On Monday, CNIL turned down Google's request, saying it considered Google's various domain names merely as different paths to the same processing operation; limiting the right to be forgotten only to some domains would make it easy to circumvent.
CNIL also rejected Google's accusation that it was going beyond its jurisdiction, saying that it just wants non-European companies to respect European laws when offering their services in Europe.
There seems to be little pressure on Google to comply: It took CNIL a year after the CJEU ruling to ask Google extend the right to be forgotten to google.com and now, four months later, it is merely threatening to appoint someone to report to its sanctions committee "with a view of obtaining a ruling on this matter."
This case shows how little power the multiplicity of national privacy regulators have to defend the European Union's 500 million citizens, and highlights the tangle of different legal regimes that hamper multinational companies hoping to serve them.

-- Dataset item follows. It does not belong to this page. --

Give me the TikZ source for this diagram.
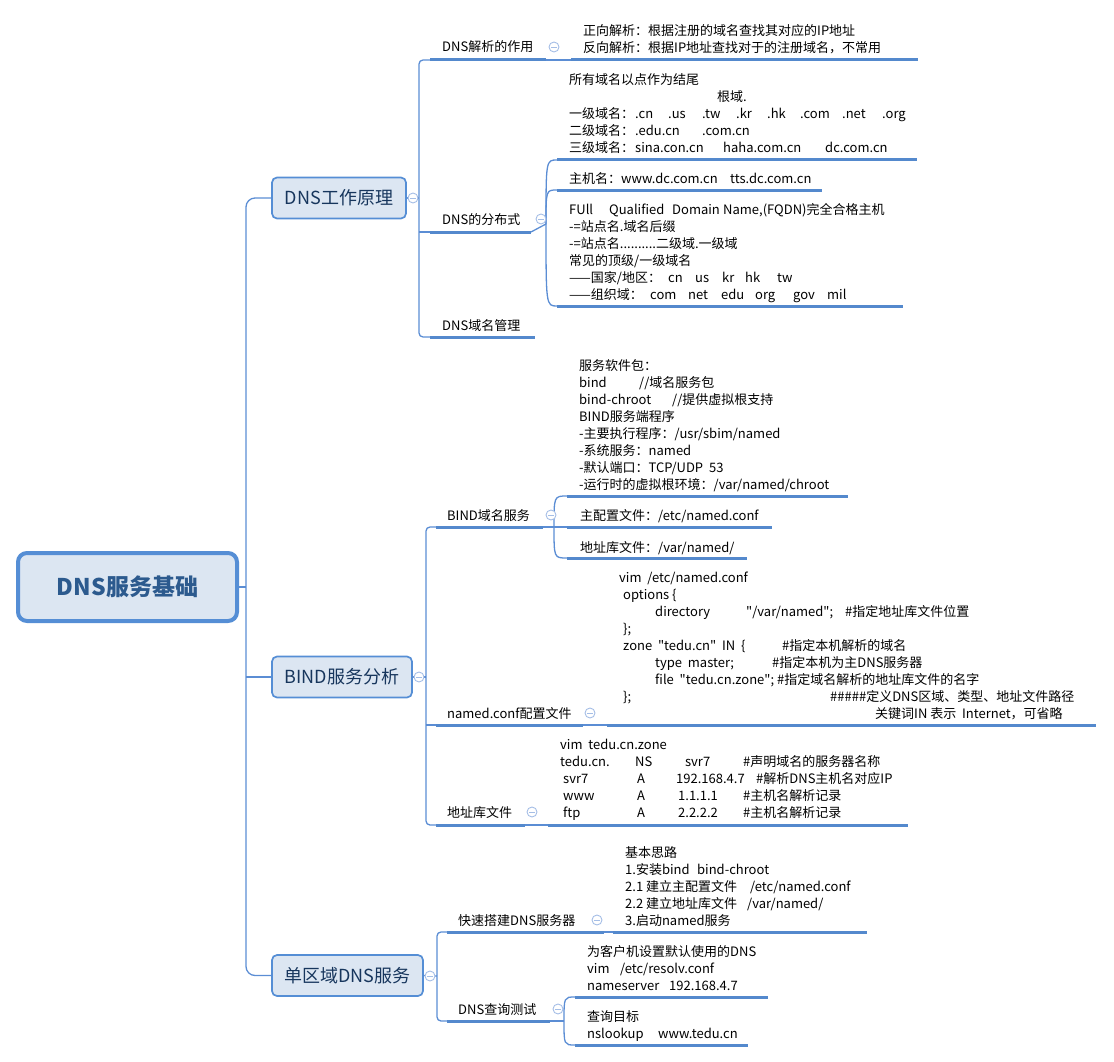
\documentclass[tikz,border=0pt]{standalone}
\usepackage{fontspec}
\setmainfont{Noto Sans CJK SC}[Ligatures=TeXOff]
\usetikzlibrary{calc}
\definecolor{linec}{RGB}{91,141,212}
\definecolor{ulc}{RGB}{84,137,205}
\definecolor{mainb}{RGB}{85,142,213}
\definecolor{mainf}{RGB}{220,230,242}
\definecolor{maint}{RGB}{23,54,93}
\definecolor{roott}{RGB}{44,90,142}
\definecolor{collc}{RGB}{165,190,230}
\begin{document}
\begin{tikzpicture}[x=1pt,y=-1pt,
  conn/.style={draw=linec, line width=1.3pt},
  uline/.style={draw=ulc, line width=3pt},
  mainbox/.style={draw=mainb, fill=mainf, line width=1.7pt, rounded corners=5pt,
    minimum height=41pt, inner sep=0pt, text=maint, font=\fontsize{18}{20}\selectfont},
  rootbox/.style={draw=mainb, fill=mainf, line width=4pt, rounded corners=9pt,
    minimum height=68pt, minimum width=219pt, inner sep=0pt, text=roott,
    font=\fontsize{23}{26}\selectfont\bfseries},
  foldmark/.style={circle, draw=collc, fill=white, line width=0.9pt, minimum size=10pt, inner sep=0pt,
    path picture={\draw[collc, line width=0.9pt] ([xshift=-2.6pt]path picture bounding box.center) -- ([xshift=2.6pt]path picture bounding box.center);}},
  lbl/.style={anchor=base west, inner sep=0pt, align=left, font=\fontsize{13}{17}\selectfont}
]
\useasboundingbox (0,0) rectangle (1114,1062);

% ---------------- root and main topics
\node[rootbox] (root) at (127.5,587) {DNS服务基础};
\node[mainbox, minimum width=134pt] (m1) at (339,198) {DNS工作原理};
\node[mainbox, minimum width=140pt] (m2) at (342,677) {BIND服务分析};
\node[mainbox, minimum width=151pt] (m3) at (347.5,975.5) {单区域DNS服务};

\coordinate (rv) at (246,587);
\draw[conn] (root.east) -- (rv);
\draw[conn, rounded corners=9pt] (m1.west) -| (rv) |- (m3.west);
\draw[conn] (rv |- m2.west) -- (m2.west);

% ---------------- group A : DNS工作原理
\coordinate (av) at (419,198);
\coordinate (a1L) at (430,60);  \coordinate (a1R) at (546,60);
\coordinate (a2L) at (430,232); \coordinate (a2R) at (531,232);
\coordinate (a3L) at (430,337); \coordinate (a3R) at (535,337);
\draw[conn] (m1.east) -- (av);
\draw[conn, rounded corners=4pt] (a1L) -| (av) |- (a3L);
\draw[conn] (av |- a2L) -- (a2L);
\draw[uline] (a1L) -- (a1R);
\draw[uline] (a2L) -- (a2R);
\draw[uline] (a3L) -- (a3R);
\node[lbl] (a1) at (442,52) {DNS解析的作用};
\node[lbl] (a2) at (442,224) {DNS的分布式};
\node[lbl] (a3) at (442,330) {DNS域名管理};

% a1 child
\coordinate (c11L) at (571,60); \coordinate (c11R) at (918,60);
\draw[conn] (a1R) -- (c11L);
\draw[uline] (c11L) -- (c11R);
\node[lbl] (c11) at (583,53) {正向解析：根据注册的域名查找其对应的IP地址\\反向解析：根据IP地址查找对于的注册域名，不常用};

% a2 children
\coordinate (a2o) at (546,224);
\coordinate (c21L) at (557,160); \coordinate (c21R) at (917,160);
\coordinate (c22L) at (557,190); \coordinate (c22R) at (822,190);
\coordinate (c23L) at (557,306); \coordinate (c23R) at (903,306);
\draw[conn] (a2R) -- (a2o);
\foreach \c in {c21L,c22L,c23L} \draw[conn] (a2o) .. controls (a2o |- \c) .. (\c);
\draw[uline] (c21L) -- (c21R);
\draw[uline] (c22L) -- (c22R);
\draw[uline] (c23L) -- (c23R);
\node[lbl] (c21) at (569,153) {所有域名以点作为结尾\\
\hspace*{148pt}根域.\\
\makebox[66pt][l]{一级域名：}\makebox[33pt][l]{.cn}\makebox[34pt][l]{.us}\makebox[34pt][l]{.tw}\makebox[31pt][l]{.kr}\makebox[33pt][l]{.hk}\makebox[42pt][l]{.com}\makebox[40pt][l]{.net}.org\\
\makebox[66pt][l]{二级域名：}\makebox[67pt][l]{.edu.cn}.com.cn\\
\makebox[66pt][l]{三级域名：}\makebox[88pt][l]{sina.con.cn}\makebox[102pt][l]{haha.com.cn}dc.com.cn};
\node[lbl] (c22) at (569,183) {\makebox[52pt][l]{主机名：}\makebox[109pt][l]{www.dc.com.cn}tts.dc.com.cn};
\node[lbl] (c23) at (569,299) {\makebox[40pt][l]{FUll}\makebox[63pt][l]{Qualified}\makebox[51pt][l]{Domain}Name,(FQDN)完全合格主机\\
-=站点名.域名后缀\\
-=站点名..........二级域.一级域\\
常见的顶级/一级域名\\
\makebox[99pt][l]{——国家/地区：}\makebox[27pt][l]{cn}\makebox[27pt][l]{us}\makebox[23pt][l]{kr}\makebox[32pt][l]{hk}tw\\
\makebox[81pt][l]{——组织域：}\makebox[38pt][l]{com}\makebox[33pt][l]{net}\makebox[34pt][l]{edu}\makebox[38pt][l]{org}\makebox[34pt][l]{gov}mil};

% ---------------- group B : BIND服务分析
\coordinate (bv) at (426,677);
\coordinate (b1L) at (436,527); \coordinate (b1R) at (543,527);
\coordinate (b2L) at (436,725); \coordinate (b2R) at (583,725);
\coordinate (b3L) at (436,825); \coordinate (b3R) at (525,825);
\draw[conn] (m2.east) -- (bv);
\draw[conn, rounded corners=4pt] (b1L) -| (bv) |- (b3L);
\draw[conn] (bv |- b2L) -- (b2L);
\draw[uline] (b1L) -- (b1R);
\draw[uline] (b2L) -- (b2R);
\draw[uline] (b3L) -- (b3R);
\node[lbl] (b1) at (447,520) {BIND域名服务};
\node[lbl] (b2) at (447,718) {named.conf配置文件};
\node[lbl] (b3) at (447,817) {地址库文件};

% b1 children
\coordinate (b1o) at (554,527);
\coordinate (d11L) at (567,496); \coordinate (d11R) at (848,496);
\coordinate (d12L) at (567,527); \coordinate (d12R) at (772,527);
\coordinate (d13L) at (567,558); \coordinate (d13R) at (747,558);
\draw[conn] (b1R) -- (b1o);
\foreach \c in {d11L,d12L,d13L} \draw[conn] (b1o) .. controls (b1o |- \c) .. (\c);
\draw[uline] (d11L) -- (d11R);
\draw[uline] (d12L) -- (d12R);
\draw[uline] (d13L) -- (d13R);
\node[lbl] (d11) at (579,489) {服务软件包：\\
\makebox[60pt][l]{bind}//域名服务包\\
\makebox[93pt][l]{bind-chroot}//提供虚拟根支持\\
BIND服务端程序\\
-主要执行程序：/usr/sbim/named\\
-系统服务：named\\
-默认端口：TCP/UDP\ \ 53\\
-运行时的虚拟根环境：/var/named/chroot};
\node[lbl] (d12) at (580,520) {主配置文件：/etc/named.conf};
\node[lbl] (d13) at (580,552) {地址库文件：/var/named/};

% b2 child
\coordinate (d21L) at (607,725); \coordinate (d21R) at (1096,725);
\draw[conn] (b2R) -- (d21L);
\draw[uline] (d21L) -- (d21R);
\node[lbl] (d21) at (619,718) {vim\ \ /etc/named.conf\\
\hspace*{4pt}options \{\\
\hspace*{36pt}\makebox[91pt][l]{directory}\makebox[99pt][l]{"/var/named";}\#指定地址库文件位置\\
\hspace*{4pt}\};\\
\hspace*{4pt}\makebox[159pt][l]{zone\ \ "tedu.cn"\ \ IN\ \ \{}\#指定本机解析的域名\\
\hspace*{36pt}\makebox[117pt][l]{type\ \ master;}\#指定本机为主DNS服务器\\
\hspace*{36pt}file\ \ "tedu.cn.zone";\ \#指定域名解析的地址库文件的名字\\
\hspace*{4pt}\makebox[207pt][l]{\};}\#\#\#\#\#定义DNS区域、类型、地址文件路径\\
\hspace*{256pt}关键词IN 表示\ \ Internet，可省略};

% b3 child
\coordinate (d31L) at (548,825); \coordinate (d31R) at (908,825);
\draw[conn] (b3R) -- (d31L);
\draw[uline] (d31L) -- (d31R);
\node[lbl] (d31) at (560,817) {vim\ \ tedu.cn.zone\\
\makebox[75pt][l]{tedu.cn.}\makebox[47pt][l]{NS}\makebox[61pt][l]{\ svr7}\#声明域名的服务器名称\\
\hspace*{3pt}\makebox[74pt][l]{svr7}\makebox[39pt][l]{A}\makebox[80pt][l]{192.168.4.7}\#解析DNS主机名对应IP\\
\hspace*{3pt}\makebox[74pt][l]{www}\makebox[41pt][l]{A}\makebox[65pt][l]{1.1.1.1}\#主机名解析记录\\
\hspace*{3pt}\makebox[74pt][l]{ftp}\makebox[41pt][l]{A}\makebox[65pt][l]{2.2.2.2}\#主机名解析记录};

% ---------------- group C : 单区域DNS服务
\coordinate (cv) at (437,976);
\coordinate (e1L) at (447,932); \coordinate (e1R) at (604,932);
\coordinate (e2L) at (447,1021); \coordinate (e2R) at (550,1021);
\draw[conn] (m3.east) -- (cv);
\draw[conn, rounded corners=4pt] (e1L) -| (cv) |- (e2L);
\draw[uline] (e1L) -- (e1R);
\draw[uline] (e2L) -- (e2R);
\node[lbl] (e1) at (458,925) {快速搭建DNS服务器};
\node[lbl] (e2) at (458,1014) {DNS查询测试};

% e1 child
\coordinate (g1L) at (613,932); \coordinate (g1R) at (867,932);
\draw[conn] (e1R) -- (g1L);
\draw[uline] (g1L) -- (g1R);
\node[lbl] (g1) at (625,925) {基本思路\\
\makebox[72pt][l]{1.安装bind}bind-chroot\\
\makebox[125pt][l]{2.1 建立主配置文件}/etc/named.conf\\
\makebox[122pt][l]{2.2 建立地址库文件}/var/named/\\
3.启动named服务};

% e2 children
\coordinate (e2o) at (564,1021);
\coordinate (f1L) at (575,997); \coordinate (f1R) at (768,997);
\coordinate (f2L) at (575,1045); \coordinate (f2R) at (748,1045);
\draw[conn] (e2R) -- (e2o);
\foreach \c in {f1L,f2L} \draw[conn] (e2o) .. controls (e2o |- \c) .. (\c);
\draw[uline] (f1L) -- (f1R);
\draw[uline] (f2L) -- (f2R);
\node[lbl] (f1) at (587,990) {为客户机设置默认使用的DNS\\
\makebox[33pt][l]{vim}/etc/resolv.conf\\
\makebox[82pt][l]{nameserver}192.168.4.7};
\node[lbl] (f2) at (587,1038) {查询目标\\
\makebox[71pt][l]{nslookup}www.tedu.cn};

% ---------------- fold marks
\node[foldmark] (k1) at (413,198) {};
\node[foldmark] (k2) at (419,677) {};
\node[foldmark] (k3) at (430,976) {};
\node[foldmark] (ka1) at (554,47) {};
\node[foldmark] (ka2) at (541,219) {};
\node[foldmark] (kb1) at (551,515) {};
\node[foldmark] (kb2) at (590,713) {};
\node[foldmark] (kb3) at (532,812) {};
\node[foldmark] (ke1) at (597,920) {};
\node[foldmark] (ke2) at (558,1009) {};
\end{tikzpicture}
\end{document}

Those are two of the problems the European Commission hopes to solve with the introduction of the General Data Protection Regulation, the first update of the EU's common legislation on privacy since 1995. The Commission, European Parliament and European Council could agree by the end of this year on a final legislative text, which would take effect by the end of 2017.
For companies like Google, the legislation would be a mixed blessing: On the one hand, it would only have to deal with a single European privacy regulator, but on the other it could face fines of up to 5 percent of its worldwide revenue for breaking the rules, rather than the derisory tens of thousands of euros it could be ordered to pay today.